--- Begin ---

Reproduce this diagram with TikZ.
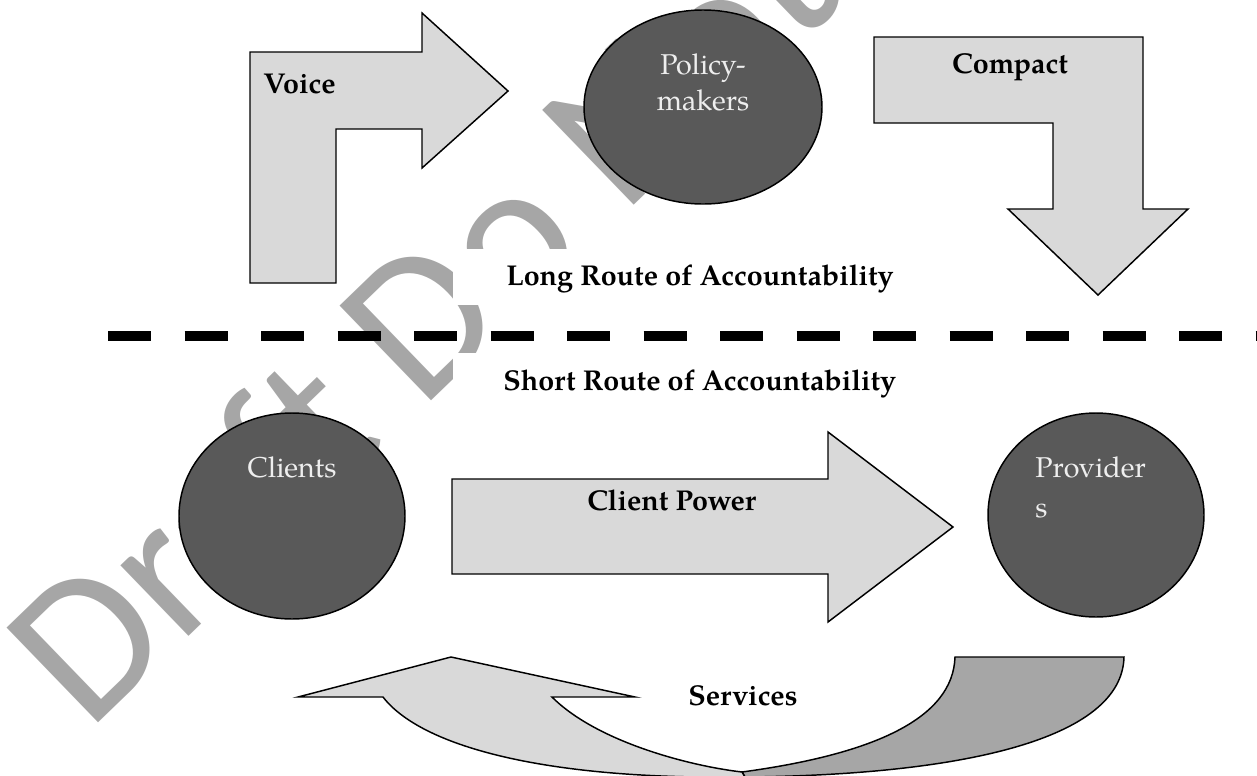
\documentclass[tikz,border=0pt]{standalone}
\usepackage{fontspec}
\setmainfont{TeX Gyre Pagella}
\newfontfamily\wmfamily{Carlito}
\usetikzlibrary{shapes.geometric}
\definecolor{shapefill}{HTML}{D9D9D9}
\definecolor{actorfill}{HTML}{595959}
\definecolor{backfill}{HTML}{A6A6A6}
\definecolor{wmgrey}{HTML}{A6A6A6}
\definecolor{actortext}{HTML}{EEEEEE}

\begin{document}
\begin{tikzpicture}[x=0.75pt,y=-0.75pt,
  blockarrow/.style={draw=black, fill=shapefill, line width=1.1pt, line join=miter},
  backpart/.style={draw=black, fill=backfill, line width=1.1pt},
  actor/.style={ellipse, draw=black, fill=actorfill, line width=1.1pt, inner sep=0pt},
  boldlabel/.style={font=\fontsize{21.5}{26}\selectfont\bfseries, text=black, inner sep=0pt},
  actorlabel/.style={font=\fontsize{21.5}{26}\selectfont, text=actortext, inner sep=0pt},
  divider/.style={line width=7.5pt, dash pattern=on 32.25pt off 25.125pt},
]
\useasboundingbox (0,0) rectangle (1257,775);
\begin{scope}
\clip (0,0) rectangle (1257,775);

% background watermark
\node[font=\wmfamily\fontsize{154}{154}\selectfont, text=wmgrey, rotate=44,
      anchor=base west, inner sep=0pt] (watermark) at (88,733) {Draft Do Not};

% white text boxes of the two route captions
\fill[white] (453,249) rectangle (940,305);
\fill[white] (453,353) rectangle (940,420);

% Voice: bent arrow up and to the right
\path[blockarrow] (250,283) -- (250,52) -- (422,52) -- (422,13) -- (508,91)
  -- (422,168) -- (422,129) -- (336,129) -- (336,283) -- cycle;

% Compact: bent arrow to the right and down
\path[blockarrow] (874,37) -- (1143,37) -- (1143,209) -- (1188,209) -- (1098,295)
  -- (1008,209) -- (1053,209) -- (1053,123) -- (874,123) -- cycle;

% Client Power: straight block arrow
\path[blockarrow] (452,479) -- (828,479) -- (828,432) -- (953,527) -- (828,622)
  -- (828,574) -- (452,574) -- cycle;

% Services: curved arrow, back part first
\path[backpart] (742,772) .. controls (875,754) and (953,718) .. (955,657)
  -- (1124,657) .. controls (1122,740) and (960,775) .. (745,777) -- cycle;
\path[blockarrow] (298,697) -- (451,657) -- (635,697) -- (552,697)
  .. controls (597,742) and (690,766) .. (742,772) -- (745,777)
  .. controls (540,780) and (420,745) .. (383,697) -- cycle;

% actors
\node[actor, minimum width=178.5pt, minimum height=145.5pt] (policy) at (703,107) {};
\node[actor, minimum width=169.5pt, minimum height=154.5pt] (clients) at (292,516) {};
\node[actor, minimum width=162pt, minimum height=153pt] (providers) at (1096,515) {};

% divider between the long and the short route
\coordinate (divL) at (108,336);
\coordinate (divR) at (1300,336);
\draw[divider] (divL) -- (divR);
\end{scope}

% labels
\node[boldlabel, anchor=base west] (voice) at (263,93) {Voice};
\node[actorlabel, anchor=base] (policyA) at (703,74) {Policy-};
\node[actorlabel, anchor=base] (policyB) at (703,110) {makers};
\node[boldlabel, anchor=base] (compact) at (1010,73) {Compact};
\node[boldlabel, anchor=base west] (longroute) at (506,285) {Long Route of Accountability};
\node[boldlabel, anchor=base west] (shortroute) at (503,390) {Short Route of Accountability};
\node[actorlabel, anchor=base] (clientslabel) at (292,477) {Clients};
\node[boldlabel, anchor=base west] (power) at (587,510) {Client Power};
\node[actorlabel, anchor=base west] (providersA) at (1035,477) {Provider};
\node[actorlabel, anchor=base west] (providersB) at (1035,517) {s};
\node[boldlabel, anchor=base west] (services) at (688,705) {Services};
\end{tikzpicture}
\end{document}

--- End ---

→ **Aim**
Leave out the pictures and restate, word for word, the lines from the top of the data through the line containing "-- (422,168) -- (422,129)", both included.

→ **Worked solution**
Reproduce this diagram with TikZ.
\documentclass[tikz,border=0pt]{standalone}
\usepackage{fontspec}
\setmainfont{TeX Gyre Pagella}
\newfontfamily\wmfamily{Carlito}
\usetikzlibrary{shapes.geometric}
\definecolor{shapefill}{HTML}{D9D9D9}
\definecolor{actorfill}{HTML}{595959}
\definecolor{backfill}{HTML}{A6A6A6}
\definecolor{wmgrey}{HTML}{A6A6A6}
\definecolor{actortext}{HTML}{EEEEEE}

\begin{document}
\begin{tikzpicture}[x=0.75pt,y=-0.75pt,
  blockarrow/.style={draw=black, fill=shapefill, line width=1.1pt, line join=miter},
  backpart/.style={draw=black, fill=backfill, line width=1.1pt},
  actor/.style={ellipse, draw=black, fill=actorfill, line width=1.1pt, inner sep=0pt},
  boldlabel/.style={font=\fontsize{21.5}{26}\selectfont\bfseries, text=black, inner sep=0pt},
  actorlabel/.style={font=\fontsize{21.5}{26}\selectfont, text=actortext, inner sep=0pt},
  divider/.style={line width=7.5pt, dash pattern=on 32.25pt off 25.125pt},
]
\useasboundingbox (0,0) rectangle (1257,775);
\begin{scope}
\clip (0,0) rectangle (1257,775);

% background watermark
\node[font=\wmfamily\fontsize{154}{154}\selectfont, text=wmgrey, rotate=44,
      anchor=base west, inner sep=0pt] (watermark) at (88,733) {Draft Do Not};

% white text boxes of the two route captions
\fill[white] (453,249) rectangle (940,305);
\fill[white] (453,353) rectangle (940,420);

% Voice: bent arrow up and to the right
\path[blockarrow] (250,283) -- (250,52) -- (422,52) -- (422,13) -- (508,91)
  -- (422,168) -- (422,129) -- (336,129) -- (336,283) -- cycle;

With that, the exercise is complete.